First Vacation
Our first vacation since before Dee was pregnant with
Phoebe was a vacation like no other.
We went to the Outer Banks of North Carolina where
we have had many relaxing vacations throughout our 19 years of marriage.
Phoebe is 20 months old at this
point. She has been in day care since she was 5 months old, has pretty good
socialization skills and a speaking vocabulary of several hundred words. She
listens well and never hesitates to tell us what she thinks and wants; which is
the center of what made this a vacation like no other.
It was Wednesday for me before I
had a few moments that remotely felt like a vacation that I could recognize. I
don't think that Dee ever felt like it was a vacation. Phoebe didn't like being
hot. Phoebe didn't like the ocean. Phoebe didn't like the sand. And Phoebe didn't
want to spend a single second separated from her mother.
As I alluded to above, Phoebe was
very vocal about her likes and dislikes and we got to hear her cry more in this
one week than in the entire previous 20 months of her life. Phoebe has never
been a child that would cry too much. She is generally a very happy child most
of the time. But she woke up one morning about a month or so again and she was
a two-year old: a foot-stomping, mommy's-girl, gotta-have-what-I-want-now
two-year old toddler.
Instant crying fits (just add air)
come from nowhere now.
The fits were overwhelming, but we
understand that she is a toddler and every thing was strange and new. Her comfortable
routine had been shattered.
Though I paint a seemly bleak and
unpleasant picture of our vacation time we built some great memories. Phoebe
did eventually get to the point where she would play in the sand, burying Mommy
and Daddy's feet. She even let us bury her feet which was a great feat for a
child who didn't like to get her feet dirty.
We stayed in or shopped during the
heat of the day or took the Phoebster to the pool. We started attempting to go
to the beach only in the early morning or late evening and met with a higher
rate of success and less grief. Phoebe played with a sand crab that was more
afraid of her parents than it was of her. At one point the sand crab ran across
her foot eliciting a wide-eyed look of shock and then later a brief cry.
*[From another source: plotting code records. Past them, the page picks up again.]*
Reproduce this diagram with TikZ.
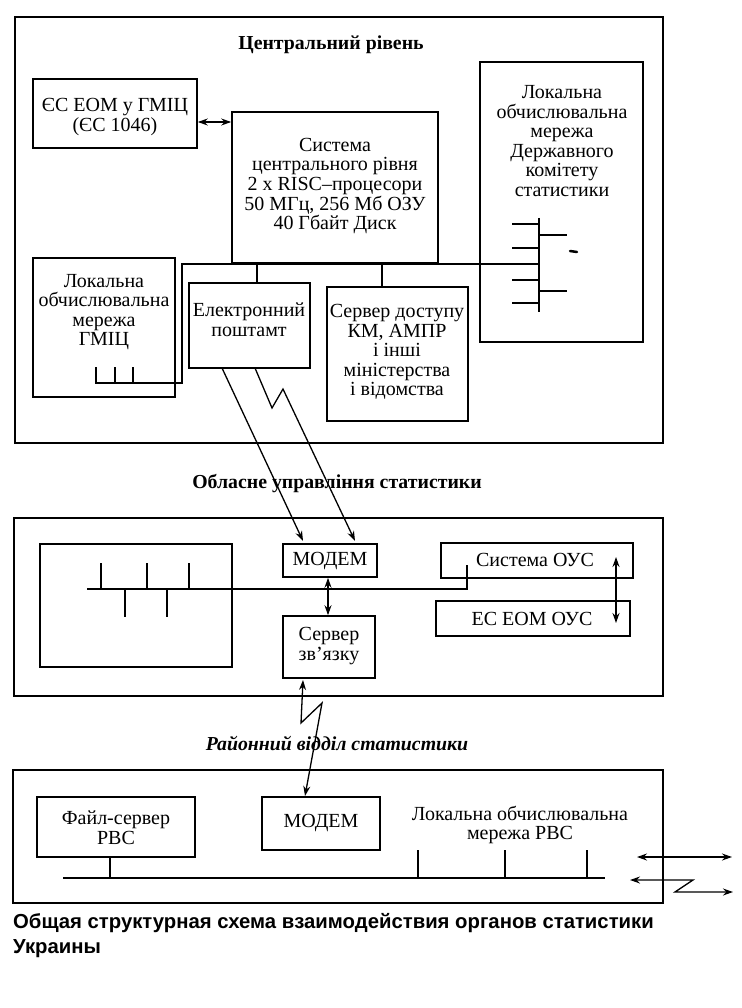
\documentclass[tikz,border=0pt]{standalone}
\usepackage{fontspec}
\setmainfont{Liberation Serif}
\newfontfamily\capfont{Liberation Sans}
\usetikzlibrary{arrows.meta,fit}
\tikzset{
  box/.style={draw, line width=1.6pt, inner sep=0pt, fit={#1}},
  outerbox/.style={draw, line width=1.8pt, inner sep=0pt, fit={#1}},
  txt/.style={align=center, inner sep=0pt, font=\fontsize{20}{19.6}\selectfont},
  ttl/.style={inner sep=0pt, font=\fontsize{19.8}{20}\selectfont\bfseries},
  wire/.style={line width=1.5pt},
  tip/.style={line width=1.3pt, -{Stealth[length=10pt,width=7pt]}},
  dbl/.style={line width=1.3pt, {Stealth[length=10pt,width=7pt]}-{Stealth[length=10pt,width=7pt]}}
}
\begin{document}
\begin{tikzpicture}[x=1pt,y=-1pt]
\useasboundingbox (0,0) rectangle (741,1008);
\fill[white] (0,0) rectangle (741,1008);

% ---------- central level ----------
\node[outerbox={(15,17)(663,443)}] (c1) {};
\node[ttl] (t1) at (331,45) {Центральний рівень};

\node[box={(33,79)(197,148)}] (eseom) {};
\node[txt] (teseom) at (115,117) {ЄС ЕОМ у ГМІЦ\\(ЄС 1046)};

\node[box={(232,112)(438,263)}] (sys) {};
\node[txt] (tsys) at (335,186) {Система\\центрального рівня\\2 x RISC--процесори\\50 МГц, 256 Мб ОЗУ\\40 Гбайт Диск};

\node[box={(480,62)(643,342)}] (dks) {};
\node[txt] (tdks) at (562,141) {Локальна\\обчислювальна\\мережа\\Державного\\комітету\\статистики};

\node[box={(33,258)(175,397)}] (gmic) {};
\node[txt] (tgmic) at (104,312) {Локальна\\обчислювальна\\мережа\\ГМІЦ};

\node[box={(189,283)(310,368)}] (post) {};
\node[txt] (tpost) at (249,320) {Електронний\\поштамт};

\node[box={(327,287)(468,421)}] (srv) {};
\node[txt] (tsrv) at (397,352) {Сервер доступу\\КМ, АМПР\\і інші\\міністерства\\і відомства};

\coordinate (ya) at (0,122);
\draw[dbl] (eseom.east |- ya) -- (sys.west |- ya);

% bus of the central level
\coordinate (g1) at (96,367);
\coordinate (g2) at (115,367);
\coordinate (g3) at (133,367);
\coordinate (gb) at (96,383);
\coordinate (gc) at (182,383);
\coordinate (gd) at (182,264);
\coordinate (b1) at (257,264);
\coordinate (b2) at (382,264);
\coordinate (be) at (539,264);
\draw[wire] (g1) -- (gb) -- (gc) -- (gd) -- (be);
\draw[wire] (g2) -- (g2 |- gb);
\draw[wire] (g3) -- (g3 |- gb);
\draw[wire] (b1) -- (b1 |- post.north);
\draw[wire] (b2) -- (b2 |- srv.north);

% LAN of the State committee
\coordinate (d0) at (539,218);
\coordinate (d1) at (539,312);
\draw[wire] (d0) -- (d1);
\foreach \yy in {224,248,280,303} \draw[wire] (512,\yy) -- (539,\yy);
\foreach \yy in {235,291} \draw[wire] (539,\yy) -- (567,\yy);
\draw[line width=2.5pt, line cap=round] (570,251) -- (577,252);

% ---------- regional level ----------
\node[ttl] (t2) at (337,484) {Обласне управління статистики};
\node[outerbox={(14,518)(663,696)}] (c2) {};

\node[box={(40,544)(232,667)}] (lanbox) {};
\node[box={(283,544)(377,577)}] (modem1) {};
\node[txt] (tmodem1) at (330,561) {МОДЕМ};
\node[box={(283,616)(375,678)}] (svz) {};
\node[txt] (tsvz) at (329,646) {Сервер\\зв'язку};
\node[box={(441,543)(633,578)}] (ous) {};
\node[txt] (tous) at (535,560) {Система ОУС};
\node[box={(436,601)(630,636)}] (eous) {};
\node[txt] (teous) at (532,619) {ЕС ЕОМ ОУС};

% zig-zag links from the e-mail office
\coordinate (p1) at (222,368);
\coordinate (p2) at (255,368);
\coordinate (m1) at (303,541);
\coordinate (m2) at (355,541);
\draw[tip] (p1) -- (m1);
\draw[tip] (p2) -- (272,408) -- (283,389) -- (m2);

\coordinate (xm) at (328,0);
\draw[dbl] (modem1.south -| xm) -- (svz.north -| xm);

\coordinate (xo) at (616,0);
\draw[dbl] (xo |- 0,557) -- (xo |- 0,623);

% bus of the regional level
\coordinate (r0) at (87,589);
\coordinate (r1) at (467,589);
\coordinate (r2) at (467,565);
\draw[wire] (r0) -- (r1) -- (r2);
\foreach \xx in {101,147,189} \draw[wire] (\xx,563) -- (\xx,589);
\foreach \xx in {125,167} \draw[wire] (\xx,589) -- (\xx,617);

% ---------- district level ----------
\node[ttl, font=\fontsize{19.8}{20}\selectfont\bfseries\itshape] (t3) at (337,743) {Районний відділ статистики};
\node[outerbox={(13,770)(663,903)}] (c3) {};

\node[box={(37,797)(195,857)}] (fs) {};
\node[txt] (tfs) at (116,828) {Файл-сервер\\РВС};
\node[box={(262,797)(380,850)}] (modem2) {};
\node[txt] (tmodem2) at (321,823) {МОДЕМ};
\node[txt] (tlan3) at (520,825) {Локальна обчислювальна\\мережа РВС};

\coordinate (s1) at (303,680);
\coordinate (s2) at (305,796);
\draw[dbl] (s1) -- (301,723) -- (322,703) -- (s2);

\coordinate (l0) at (63,878);
\coordinate (l1) at (605,878);
\draw[wire] (l0) -- (l1);
\coordinate (fx) at (110,878);
\draw[wire] (fs.south -| fx) -- (fx);
\foreach \xx in {418,505,587} \draw[wire] (\xx,850) -- (\xx,878);

% legend arrows
\coordinate (a1) at (637,857);
\coordinate (a2) at (732,857);
\draw[dbl] (a1) -- (a2);
\coordinate (a3) at (630,880);
\coordinate (a4) at (733,892);
\draw[dbl] (a3) -- (693,880) -- (675,892) -- (a4);

% caption
\node[anchor=north west, align=left, inner sep=0pt, font=\capfont\bfseries\fontsize{20.3}{25}\selectfont] (cap) at (13,913)
  {Общая структурная схема взаимодействия органов статистики\\Украины};
\end{tikzpicture}
\end{document}
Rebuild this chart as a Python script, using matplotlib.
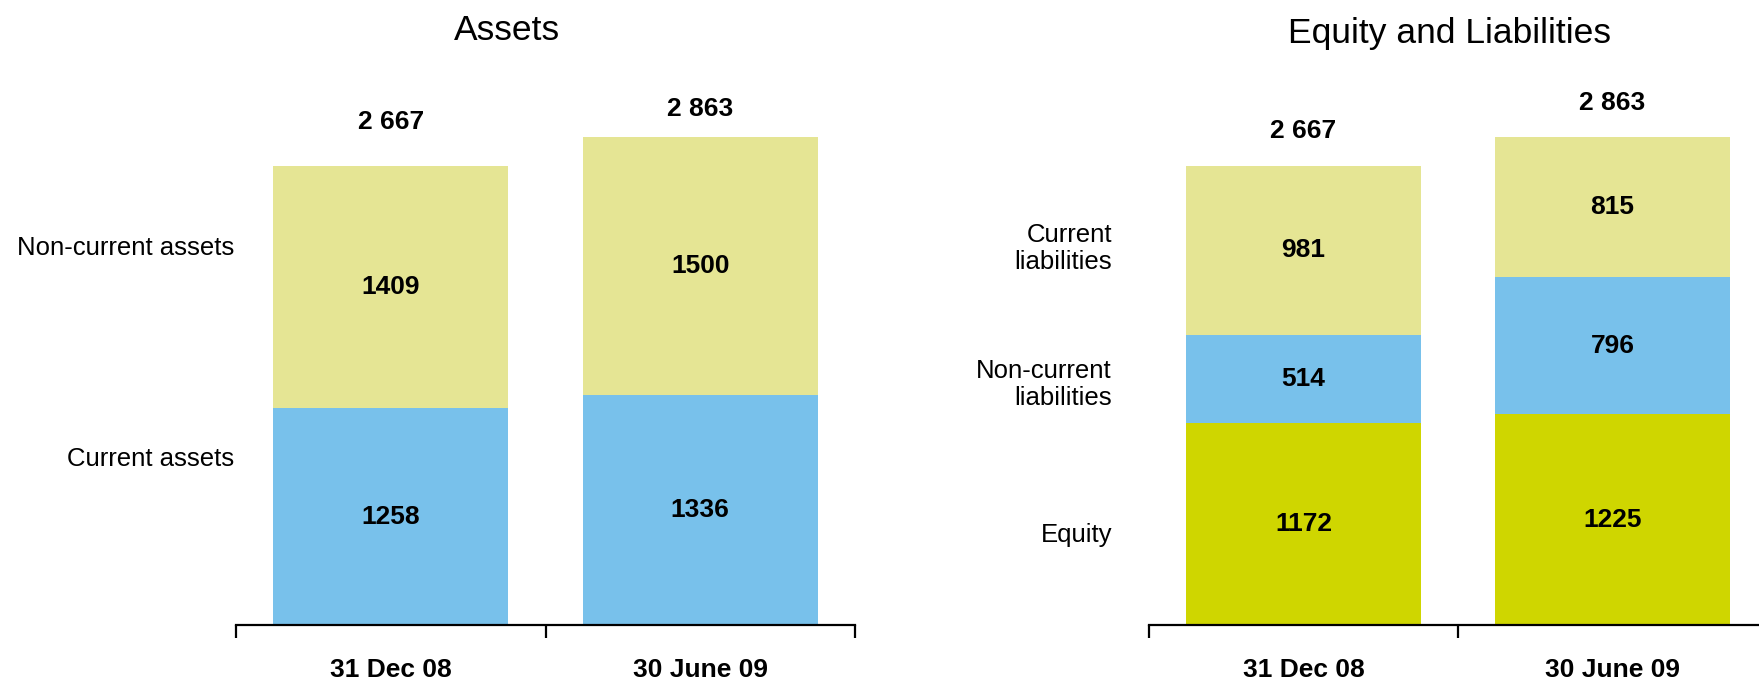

Late
into the night, even as she slept, she could be heard saying, "Crab ran right
over my foot. Crab go night night in the sand."
For several days anyone who
listened would be told that short version of that evening on the beach. Listen
longer and she would show off some of the new words added to her vocabulary
that week. She will tell you that the birds at the beach are mostly seagulls.
And that the seagulls were "silly seagulls." She liked feeding the turtles at a
nearby pond where one time a little old lady was urging the turtles to move
faster. Seems the "silly seagulls" would swoop in and take the food before the
turtles could get to it.
Phoebe learned what a lighthouse
is, adding "lighthouse" to the
list of words she would just recite randomly when bored; "lighthouse, turtles,
seagulls, silly seagulls won't eat, beach house, crab, sand, ocean, beach,
swimming pool."
Every minute with Phoebe when she
was not crying was a Kodak memory. She wore her sunglasses and big purple
floppy hat and an array of matching sundresses and bathing suits.
She enjoyed many hours in the
swimming pool and is very comfortable jumping off the side into Mommy or Daddy's
arms. She has walked miles and we have carried her a few. She prefers to walk
rather than be carried, but at times we pick her up and carry her despite her
protests to save time Ü otherwise the entire vacation could be spent walking
from the beach house to the beach or pool and back.
As Phoebe walks every little thing
is a great discovery. No rock is just a rock. Each one is special and requires a
lengthy inspection. She now has a rock collection Ü or a cup of gravel. It's
certainly a matter of perspective.
As Phoebe naps this afternoon I am
writing this. It is the seventh day of our vacation. Tomorrow is Friday and the
last full day. We will leave on Saturday to start the 13 hour drive home.
Phoebe does well in the car. And I
anticipate the trip back to be even easier as she plays with some of her
souvenirs; a plastic squeaking crab (she loves to say "crab") and a small book
about turtles are among her favorites.
Before we leave I am sure that we
will feed the turtles one last time and stop by the lighhouse to take a picture
in front of it (a Kodak moment we missed on two earlier trips because someone
got fussy).
I've been telling Phoebe that it
is not nice to tell Mommy "no!" So Phoebe has adjusted on her own and now says "not
now Mommy!"
Add North Carolina to the list of
states that Phoebe has been to.
She is from Ohio and has been to
West Virginia, Virginia, Pennsylvania, Kentucky, Tennessee, Louisiana,
Georgia (Atlanta Airport) and North Carolina.